How to Use Bass Fishing Lures

How to Use Bass Fishing Lures
Bass fishermen have a huge array of lures available to entice both largemouth and smallmouth bass to bite. Bass fishing lures range from plastics shaped like worms and frogs to more complicated crank baits and top water lures such as buzz baits. All bass lures are designed to resemble something that a bass would want to make a meal out of, but knowing how to fish them is important.

Instructions

Difficulty: Moderate

How to Use Bass Fishing Lures

Step 1
Use a crank bait to fish for bass in deep water. Crank baits are built with a lip on them and most of them will float. The lip forces the entire bait down when the angler retrieves it rapidly. This allows the fisherman to start the bait out on the top of the pond or lake, and then make it dive down. Bass will follow crank bait and hit it from behind. Reel these baits in slow, then fast, and use them where the water is deep and free of any weeds.
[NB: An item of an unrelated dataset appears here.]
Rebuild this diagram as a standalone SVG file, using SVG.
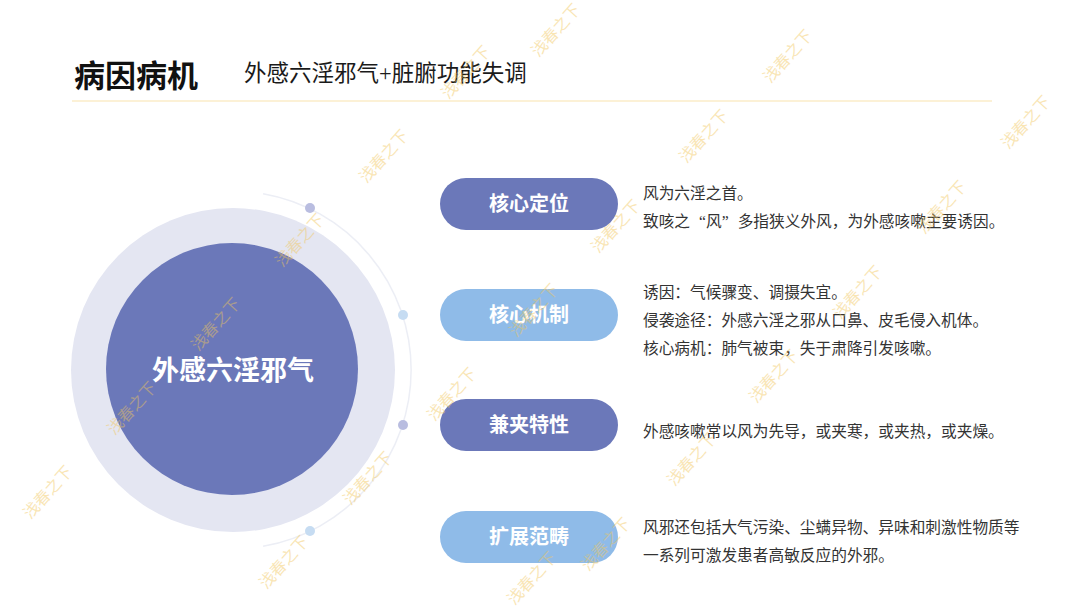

Let them bump off submerged structure such as boulders and stumps, and bring them in with a stop-and-go technique for the best results. Do not set the hook hard when a bass bites or you risk ripping them out.
Step 2
Try a buzz bait in shallow water full of weeds. Cast the buzz bait right onto the weeds or lily pads, and begin to reel it in immediately. These baits have a "propeller" built in that keeps them from getting tangled in the weeds. Cast the buzz bait into an open spot in the weeds, and then pull it over them; bass lurk beneath lily pads and other aquatic vegetation, looking to ambush insects and frogs. The blades on a buzz bait churn up the water and attract the attention of a bass as it goes along.
Step 3
Utilize a popper at dawn and at dusk to catch bass. Poppers such as the famous Hula Popper are made to look like creatures such as frogs or injured fish that bass will rise up under and gobble down. Fish a popper only when the water is calm. Bring this bass lure in at a painfully slow pace with just a twitch of the rod every 10 to 20 seconds. One advantage about using a popper is that it can be fished in deep or shallow water, but try to use them only in clear water.
Step 4
Be sure to always carry a variety of soft plastic baits. Use them to fish for bass along the edges of weed beds and near structures such as fallen trees, logs, stumps and docks. Cast plastic worms and plastic creature baits such as lizards and crayfish next to structures; let them sink for a second, and then retrieve them at different speeds. When the weed cover is very heavy, rig these plastic baits to be weedless by using a hook with a weed guard on it so that the bait does not snag. Cast them into open areas near weeds or on top, and reel them in slowly.
Step 5
Use a spoon lure in deep open water. Cast a spoon as far as you can and bring it back to you with a steady retrieving action. Try to have a number of different colored spoons in your tackle box to use when one is not producing any bites. Avoid weedy or shallow water where spoons will get hung up.